2010-12-24 21:49| 发布者: 伽奇·胡| 查看: 1048| 评论: 0

  Kaplan and Cooper (1998, pp. 301-306) state that the integration with ERP systems allow all managerial processes, including budgeting, what-if analysis, and transfer pricing to be also based on activities rather than only dollars. Activity-based budgeting gives companies the opportunity to authorize and control resources based on accurate demand information. Accuracy increases because activity-based budgeting is based on facts, and less upon power, influence, and negotiating ability. Furthermore, the activity-level focus of budgeting leads to more accuracy in forecasting the demands for all direct and, especially indirect activities.

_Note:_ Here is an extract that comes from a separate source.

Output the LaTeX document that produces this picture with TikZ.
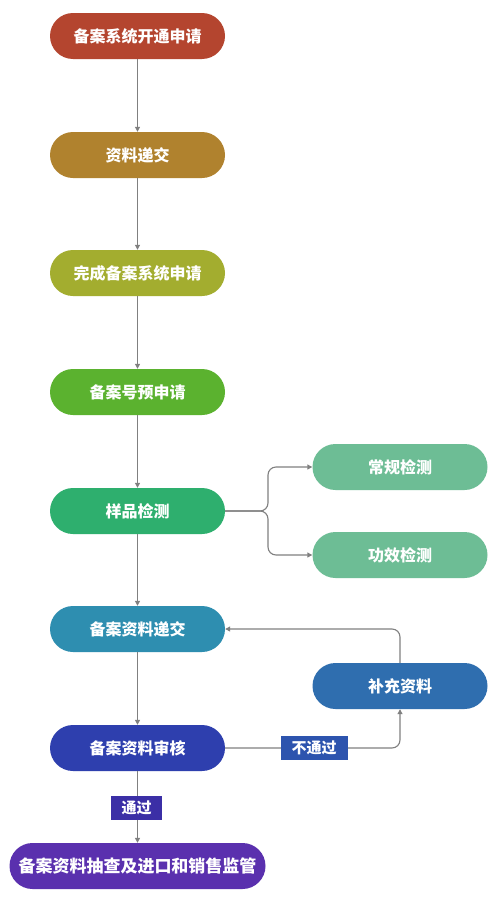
\documentclass[tikz,border=0pt]{standalone}
\usepackage{fontspec}
\newfontfamily\cjk{Noto Sans CJK SC}
\usetikzlibrary{arrows.meta}
\definecolor{cA}{HTML}{B4452F}
\definecolor{cB}{HTML}{B0822E}
\definecolor{cC}{HTML}{A3AD2F}
\definecolor{cD}{HTML}{5BB22F}
\definecolor{cE}{HTML}{2EAF6E}
\definecolor{cF}{HTML}{6DBD95}
\definecolor{cG}{HTML}{2E8EB0}
\definecolor{cH}{HTML}{2F6EAF}
\definecolor{cI}{HTML}{2E3FAE}
\definecolor{cJ}{HTML}{5A30AE}
\definecolor{cK}{HTML}{2D54AE}
\definecolor{cL}{HTML}{3B2FA6}
\definecolor{lineg}{HTML}{808080}
\begin{document}
\begin{tikzpicture}[x=1pt,y=-1pt,
  pill/.style={rectangle,rounded corners=23pt,minimum width=175pt,minimum height=46pt,inner sep=0pt,text=white,font=\cjk\bfseries\fontsize{16}{16}\selectfont},
  tag/.style={rectangle,inner sep=0pt,minimum height=24pt,text=white,font=\cjk\bfseries\fontsize{15}{15}\selectfont},
  conn/.style={draw=lineg,line width=1.1pt,-{Triangle[width=5pt,length=5pt]}}]
\useasboundingbox (0,0) rectangle (500,897);
\fill[white] (0,0) rectangle (500,897);
\node[pill,fill=cA] (n1) at (137.5,36) {备案系统开通申请};
\node[pill,fill=cB] (n2) at (137.5,155) {资料递交};
\node[pill,fill=cC] (n3) at (137.5,273) {完成备案系统申请};
\node[pill,fill=cD] (n4) at (137.5,392) {备案号预申请};
\node[pill,fill=cE] (n5) at (137.5,511) {样品检测};
\node[pill,fill=cF] (c1) at (400,467) {常规检测};
\node[pill,fill=cF] (c2) at (400,555) {功效检测};
\node[pill,fill=cG] (n6) at (137.5,629) {备案资料递交};
\node[pill,fill=cH] (bc) at (400,686) {补充资料};
\node[pill,fill=cI] (n7) at (137.5,748) {备案资料审核};
\node[pill,fill=cJ,minimum width=256pt,font=\cjk\bfseries\fontsize{17}{17}\selectfont] (n8) at (137.5,866) {备案资料抽查及进口和销售监管};
\coordinate (b1) at (268,511);
\coordinate (lp) at (400,629);
\coordinate (np) at (400,748);
\draw[conn] (n1) -- (n2);
\draw[conn] (n2) -- (n3);
\draw[conn] (n3) -- (n4);
\draw[conn] (n4) -- (n5);
\draw[conn] (n5) -- (n6);
\draw[conn] (n6) -- (n7);
\draw[conn,rounded corners=8pt] (n5.east) -- (b1) |- (c1.west);
\draw[conn,rounded corners=8pt] (n5.east) -- (b1) |- (c2.west);
\draw[conn,rounded corners=8pt] (bc.north) -- (lp) -- (n6.east);
\draw[conn,rounded corners=8pt] (n7.east) -- (np) -- (bc.south);
\draw[conn] (n7) -- (n8);
\node[tag,fill=cK,minimum width=67pt] (t1) at (314,748) {不通过};
\node[tag,fill=cL,minimum width=51pt] (t2) at (136.5,808) {通过};
\end{tikzpicture}
\end{document}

  At the same time as Kaplan and Cooper’s (1998) important book, Davenport (1998, p. 122) wrote “the business world’s embrace of enterprise systems may in fact be the most important development in the corporate use of information technology in the 1990s.” Davenport (1998, p. 127) expected companies to change with the implementation of ERP systems:

  In addition to having important strategic implications, enterprise systems also have a direct, and often paradoxical, impact on a company’s organization and culture. On the one hand, by providing universal, real-time access to operating and financial data, the systems allow companies to streamline their management structures, creating flatter, more flexible, and more democratic organizations. On the other hand, they also involve the centralization of control over information and the standardization of processes, which are qualities more consistent with hierarchical, command-and-control organizations with uniform cultures.

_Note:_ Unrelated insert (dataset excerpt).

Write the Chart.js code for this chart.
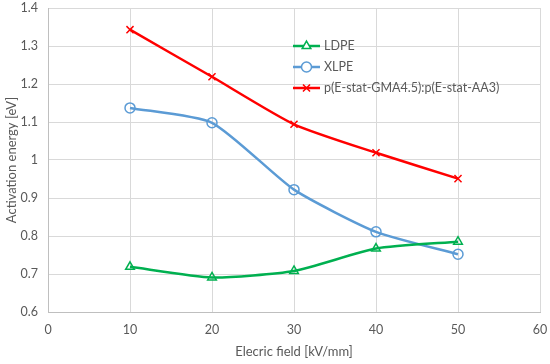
<!DOCTYPE html>
<html>
<head>
<meta charset="utf-8">
<script src="https://cdn.jsdelivr.net/npm/chart.js@4"></script>
<style>
  html, body { margin: 0; padding: 0; background: #fff; }
  #wrap { width: 550px; height: 364px; }
</style>
</head>
<body>
<div id="wrap"><canvas id="chart" width="550" height="364"></canvas></div>
<script>
// dados
const campo = [10, 20, 30, 40, 50]
const ldpe = [0.719, 0.691, 0.708, 0.767, 0.785]
const xlpe = [1.137, 1.098, 0.922, 0.811, 0.752]
const razao = [1.343, 1.219, 1.094, 1.019, 0.951]
const nomes = ['LDPE', 'XLPE', 'p(E-stat-GMA4.5):p(E-stat-AA3)']

const corTexto = '#595959'
const fonte = 'Lato, "Open Sans", sans-serif'

function pontos(valores) {
  return campo.map((x, i) => ({ x: x, y: valores[i] }))
}

// legenda desenhada dentro da área do gráfico
const legendaInterna = {
  id: 'legendaInterna',
  afterDraw(chart) {
    const ctx = chart.ctx
    const x0 = 293, x1 = 320, xt = 324
    const ys = [46, 67, 88]
    chart.data.datasets.forEach((ds, i) => {
      const y = ys[i]
      ctx.save()
      ctx.strokeStyle = ds.borderColor
      ctx.lineWidth = ds.borderWidth
      ctx.beginPath()
      ctx.moveTo(x0, y)
      ctx.lineTo(x1, y)
      ctx.stroke()
      ctx.fillStyle = '#ffffff'
      ctx.lineWidth = ds.pointBorderWidth
      Chart.helpers.drawPoint(ctx, {
        pointStyle: ds.pointStyle,
        radius: ds.pointRadius,
        borderWidth: ds.pointBorderWidth
      }, (x0 + x1) / 2, y)
      ctx.fillStyle = corTexto
      ctx.font = '12.5px ' + fonte
      ctx.textBaseline = 'middle'
      ctx.fillText(ds.label, xt, y)
      ctx.restore()
    })
  }
}

const grafico = new Chart('chart', {
  type: 'line',
  data: {
    datasets: [
      {
        label: nomes[0],
        data: pontos(ldpe),
        borderColor: '#00b050',
        backgroundColor: '#ffffff',
        borderWidth: 2.5,
        pointStyle: 'triangle',
        pointRadius: 5,
        pointBorderWidth: 1.5,
        pointBackgroundColor: 'rgba(255,255,255,0)',
        tension: 0.2
      },
      {
        label: nomes[1],
        data: pontos(xlpe),
        borderColor: '#5b9bd5',
        backgroundColor: '#ffffff',
        borderWidth: 2.5,
        pointStyle: 'circle',
        pointRadius: 5,
        pointBorderWidth: 1.5,
        pointBackgroundColor: 'rgba(255,255,255,0)',
        tension: 0.2
      },
      {
        label: nomes[2],
        data: pontos(razao),
        borderColor: '#ff0000',
        backgroundColor: '#ffffff',
        borderWidth: 2.5,
        pointStyle: 'crossRot',
        pointRadius: 5,
        pointBorderWidth: 1.5,
        tension: 0.2
      }
    ]
  },
  options: {
    responsive: false,
    animation: false,
    layout: { padding: { top: 8, right: 10, left: 0, bottom: 0 } },
    plugins: {
      legend: { display: false },
      tooltip: { enabled: false }
    },
    scales: {
      x: {
        type: 'linear',
        min: 0,
        max: 60,
        ticks: { stepSize: 10, color: corTexto, font: { family: fonte, size: 12.5 }, padding: 10 },
        grid: { color: '#d9d9d9', drawTicks: false },
        border: { color: '#bfbfbf' },
        title: {
          display: true,
          text: 'Elecric field [kV/mm]',
          color: corTexto,
          font: { family: fonte, size: 13 },
          padding: { top: 10 }
        },
        afterFit(scale) {
          scale.height = 52
          scale.paddingLeft = 0
          scale.paddingRight = 0
        }
      },
      y: {
        min: 0.6,
        max: 1.4,
        ticks: {
          stepSize: 0.1,
          color: corTexto,
          font: { family: fonte, size: 12.5 },
          padding: 10,
          callback: v => String(Math.round(v * 10) / 10)
        },
        grid: { color: '#d9d9d9', drawTicks: false },
        border: { color: '#bfbfbf' },
        title: {
          display: true,
          text: 'Activation energy [eV]',
          color: corTexto,
          font: { family: fonte, size: 13 },
          padding: { bottom: 0 }
        },
        afterFit(scale) {
          scale.width = 48
          scale.paddingTop = 0
          scale.paddingBottom = 0
        }
      }
    }
  },
  plugins: [legendaInterna]
})
</script>
</body>
</html>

  The paradox with ERP systems – streamlined, flatter, and more flexible and democratic (i.e., more control at the frontline) and centralization of control over information and the standardization of processes (i.e., more control at the centre) -- makes Davenport (1998, p. 131) ask how will ERP systems affect companies? Another equally relevant question would be, how will ERP systems affect management accounting? Taken together, Kaplan and Cooper (1998) and Davenport (1998) suggest that ERP systems will change companies, but these researchers do not specify the nature of these changes. They certainly do not explicitly specify how ERP systems will impact on management accounting. Nevertheless, it is possible to infer that changes will occur to management accounting from the integration among cost management, financial reporting, performance measurement, and all other systems. Thus, it is not surprising that there has been some exploratory research prompted by Kaplan and Cooper (1998) and Davenport (1998) on the impact of ERP systems on management accounting.